**Task**
From the first line of the listing below, retype each line up to and including the one with "0, 1, 0, 1, 1];"; pictures stay out.

**Given material**
▬▬▬▬▬▬▬▬▬▬
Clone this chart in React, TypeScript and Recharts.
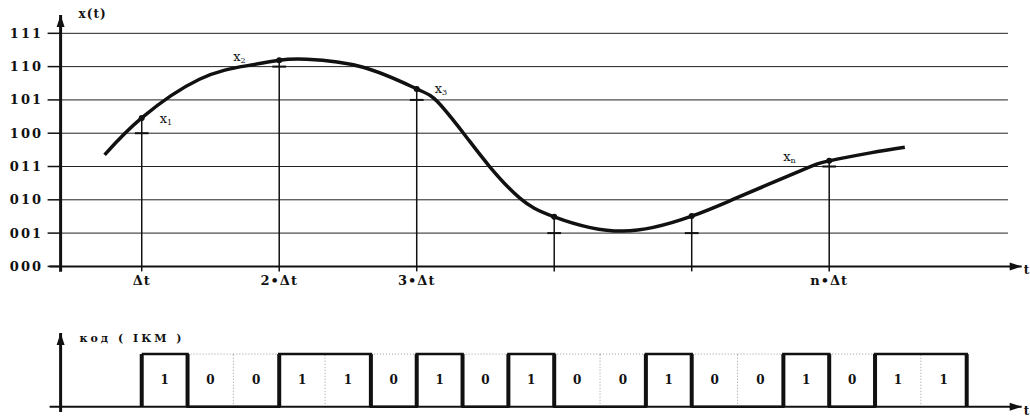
import {
  ComposedChart,
  Line,
  ReferenceDot,
  ReferenceLine,
  Scatter,
  XAxis,
  YAxis
} from "recharts";

// analog signal x(t) (t in units of Δt, x in quantization levels)
const curveT = [0.73, 1.0, 1.42, 1.77, 2.0, 2.2, 2.61, 3.0, 3.15, 3.34, 3.53, 3.75, 4.0, 4.5, 5.0, 5.3, 5.79, 6.0, 6.3, 6.55];
const curveX = [3.35, 4.46, 5.62, 6.03, 6.19, 6.22, 5.98, 5.33, 4.95, 4.0, 3.0, 2.05, 1.49, 1.06, 1.51, 2.01, 2.87, 3.17, 3.41, 3.58];

// sampling moments and the quantized level of each sample
const sampleT = [1, 2, 3, 4, 5, 6];
const sampleLevels = [4, 6, 5, 1, 1, 3];
const sampleNames = ["1", "2", "3", "", "", "n"];
const sampleTickLabels = ["Δt", "2•Δt", "3•Δt", "", "", "n•Δt"];

const levels = [0, 1, 2, 3, 4, 5, 6, 7];
const levelLabels = ["000", "001", "010", "011", "100", "101", "110", "111"];

// PCM code word stream (3 bits per sample)
const codeBits = [1, 0, 0, 1, 1, 0, 1, 0, 1, 0, 0, 1, 0, 0, 1, 0, 1, 1];

const T_MIN = 0.41;
const T_MAX = 7.4;
const GRID_END = 7.3;
const FONT = "DejaVu Serif";
const INK = "#111";

const curveData = curveT.map((t, i) => ({ t, x: curveX[i] }));
const sampleData = sampleT.map((t, i) => ({
  t,
  x: curveX[curveT.indexOf(t)],
  name: sampleNames[i]
}));
const pulseData = [
  ...codeBits.map((b, k) => ({ t: 1 + k / 3, v: b })),
  { t: 1 + codeBits.length / 3, v: 0 }
];
const bitLabelData = codeBits.map((b, k) => ({ t: 1 + k / 3 + 1 / 6, v: 0.5, b }));

const LABEL_OFFSET: Record<string, [number, number]> = {
  "1": [18, 5],
  "2": [-46, 1],
  "3": [18, 4],
  n: [-46, 0]
};

function SampleMark(props: any) {
  const { cx, cy, payload } = props;
  const off = LABEL_OFFSET[payload.name];
  return (
    <g>
      <circle cx={cx} cy={cy} r={3} fill={INK} />
      {off && (
        <text x={cx + off[0]} y={cy + off[1]} fontFamily={FONT} fontSize={13} fill={INK}>
          x
          <tspan fontSize={8} dy={2}>{payload.name}</tspan>
        </text>
      )}
    </g>
  );
}

function BitLabel(props: any) {
  const { cx, cy, payload } = props;
  return (
    <text x={cx} y={cy} textAnchor="middle" dominantBaseline="central" fontFamily={FONT} fontWeight="bold" fontSize={12} fill={INK}>
      {payload.b}
    </text>
  );
}

function LevelTick(props: any) {
  const { y, payload } = props;
  return (
    <text x={43} y={y} textAnchor="end" dominantBaseline="central" fontFamily={FONT} fontWeight="bold" fontSize={13} letterSpacing={2} fill={INK}>
      {levelLabels[payload.value]}
    </text>
  );
}

const upArrow = (p: any) => (
  <polygon points={`${p.cx},${p.cy} ${p.cx - 4},${p.cy + 12} ${p.cx + 4},${p.cy + 12}`} fill={INK} />
);
const rightArrow = (p: any) => (
  <polygon points={`${p.cx},${p.cy} ${p.cx - 12},${p.cy - 4} ${p.cx - 12},${p.cy + 4}`} fill={INK} />
);
const textAt = (label: string, dx: number, dy: number, size: number, spacing: number) => (p: any) => (
  <text x={p.cx + dx} y={p.cy + dy} fontFamily={FONT} fontSize={size} fontWeight="bold" fill={INK} letterSpacing={spacing}>
    {label}
  </text>
);

export default function App() {
  const edges: JSX.Element[] = [];
  for (let k = 0; k <= codeBits.length; k++) {
    const prev = codeBits[k - 1] ?? 0;
    const cur = codeBits[k] ?? 0;
    const t = 1 + k / 3;
    if (prev !== cur) {
      edges.push(
        <ReferenceLine key={`e${k}`} segment={[{ x: t, y: 0 }, { x: t, y: 1 }]} stroke={INK} strokeWidth={4} ifOverflow="visible" />
      );
    } else if (k > 0 && k < codeBits.length) {
      edges.push(
        <ReferenceLine key={`d${k}`} segment={[{ x: t, y: 0 }, { x: t, y: 1 }]} stroke="#999" strokeWidth={1} strokeDasharray="1 2" ifOverflow="visible" />
      );
    }
  }

  return (
    <div style={{ position: "absolute", left: 0, top: 0, width: 1030, height: 419, background: "#fff" }}>
      <div style={{ position: "absolute", left: 0, top: 0 }}>
        <ComposedChart width={1030} height={300} margin={{ top: 15, right: 8.3, left: 10.6, bottom: 3.6 }}>
          <XAxis
            type="number"
            dataKey="t"
            domain={[T_MIN, T_MAX]}
            allowDataOverflow
            ticks={sampleT}
            interval={0}
            tickFormatter={(v) => sampleTickLabels[sampleT.indexOf(v)] ?? ""}
            axisLine={false}
            tickLine={{ stroke: INK, strokeWidth: 1.5 }}
            tickSize={5}
            tickMargin={4}
            height={30}
            tick={{ fill: INK, fontSize: 13, fontFamily: FONT, fontWeight: "bold", letterSpacing: 1 }}
          />
          <YAxis
            type="number"
            domain={[0, 7.55]}
            allowDataOverflow
            ticks={levels}
            interval={0}
            width={50}
            axisLine={false}
            tickLine={{ stroke: INK, strokeWidth: 1.5 }}
            tickSize={13}
            tick={LevelTick}
          />
          {levels.slice(1).map((l) => (
            <ReferenceLine key={`g${l}`} segment={[{ x: T_MIN, y: l }, { x: GRID_END, y: l }]} stroke="#222" strokeWidth={1} />
          ))}
          <ReferenceLine segment={[{ x: 0.33, y: 0 }, { x: T_MAX, y: 0 }]} stroke={INK} strokeWidth={2} ifOverflow="visible" />
          <ReferenceLine segment={[{ x: T_MIN, y: -0.16 }, { x: T_MIN, y: 7.55 }]} stroke={INK} strokeWidth={3} ifOverflow="visible" />
          {sampleData.map((s) => (
            <ReferenceLine key={`s${s.t}`} segment={[{ x: s.t, y: 0 }, { x: s.t, y: s.x }]} stroke={INK} strokeWidth={1.5} />
          ))}
          {sampleT.map((t, i) => (
            <ReferenceLine key={`q${t}`} segment={[{ x: t - 0.05, y: sampleLevels[i] }, { x: t + 0.05, y: sampleLevels[i] }]} stroke={INK} strokeWidth={2} />
          ))}
          <Line data={curveData} dataKey="x" type="natural" stroke={INK} strokeWidth={3.5} dot={false} isAnimationActive={false} />
          <Scatter data={sampleData} dataKey="x" shape={SampleMark} isAnimationActive={false} />
          <ReferenceDot x={T_MIN} y={7.55} r={0} ifOverflow="visible" shape={upArrow} />
          <ReferenceDot x={T_MAX} y={0} r={0} ifOverflow="visible" shape={rightArrow} />
          <ReferenceDot x={T_MIN} y={7.55} r={0} ifOverflow="visible" shape={textAt("x(t)", 18, 3, 12, 1)} />
          <ReferenceDot x={T_MAX} y={0} r={0} ifOverflow="visible" shape={textAt("t", 2, 8, 12, 0)} />
        </ComposedChart>
      </div>
      <div style={{ position: "absolute", left: 0, top: 300 }}>
        <ComposedChart width={1030} height={119} margin={{ top: 33, right: 8.3, left: 60.6, bottom: 7 }}>
          <XAxis type="number" dataKey="t" domain={[T_MIN, T_MAX]} allowDataOverflow hide />
          <YAxis type="number" domain={[-0.1, 1.4]} allowDataOverflow hide />
          {codeBits.map((b, k) =>
            b === 0 ? (
              <ReferenceLine key={`z${k}`} segment={[{ x: 1 + k / 3, y: 1 }, { x: 1 + (k + 1) / 3, y: 1 }]} stroke="#999" strokeWidth={1} strokeDasharray="1 2" />
            ) : null
          )}
          {edges}
          <ReferenceLine segment={[{ x: 0.33, y: 0 }, { x: T_MAX, y: 0 }]} stroke={INK} strokeWidth={2} ifOverflow="visible" />
          <ReferenceLine segment={[{ x: T_MIN, y: -0.1 }, { x: T_MIN, y: 1.4 }]} stroke={INK} strokeWidth={3} ifOverflow="visible" />
          <Line data={pulseData} dataKey="v" type="stepAfter" stroke={INK} strokeWidth={2.5} dot={false} isAnimationActive={false} />
          <Scatter data={bitLabelData} dataKey="v" shape={BitLabel} isAnimationActive={false} />
          <ReferenceDot x={T_MIN} y={1.4} r={0} ifOverflow="visible" shape={upArrow} />
          <ReferenceDot x={T_MAX} y={0} r={0} ifOverflow="visible" shape={rightArrow} />
          <ReferenceDot x={T_MIN} y={1.4} r={0} ifOverflow="visible" shape={textAt("код ( ІКМ )", 19, 9, 11, 3)} />
          <ReferenceDot x={T_MAX} y={0} r={0} ifOverflow="visible" shape={textAt("t", 2, 8, 12, 0)} />
        </ComposedChart>
      </div>
    </div>
  );
}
▬▬▬▬▬▬▬▬▬▬
**Right answer**
Clone this chart in React, TypeScript and Recharts.
import {
  ComposedChart,
  Line,
  ReferenceDot,
  ReferenceLine,
  Scatter,
  XAxis,
  YAxis
} from "recharts";

// analog signal x(t) (t in units of Δt, x in quantization levels)
const curveT = [0.73, 1.0, 1.42, 1.77, 2.0, 2.2, 2.61, 3.0, 3.15, 3.34, 3.53, 3.75, 4.0, 4.5, 5.0, 5.3, 5.79, 6.0, 6.3, 6.55];
const curveX = [3.35, 4.46, 5.62, 6.03, 6.19, 6.22, 5.98, 5.33, 4.95, 4.0, 3.0, 2.05, 1.49, 1.06, 1.51, 2.01, 2.87, 3.17, 3.41, 3.58];

// sampling moments and the quantized level of each sample
const sampleT = [1, 2, 3, 4, 5, 6];
const sampleLevels = [4, 6, 5, 1, 1, 3];
const sampleNames = ["1", "2", "3", "", "", "n"];
const sampleTickLabels = ["Δt", "2•Δt", "3•Δt", "", "", "n•Δt"];

const levels = [0, 1, 2, 3, 4, 5, 6, 7];
const levelLabels = ["000", "001", "010", "011", "100", "101", "110", "111"];

// PCM code word stream (3 bits per sample)
const codeBits = [1, 0, 0, 1, 1, 0, 1, 0, 1, 0, 0, 1, 0, 0, 1, 0, 1, 1];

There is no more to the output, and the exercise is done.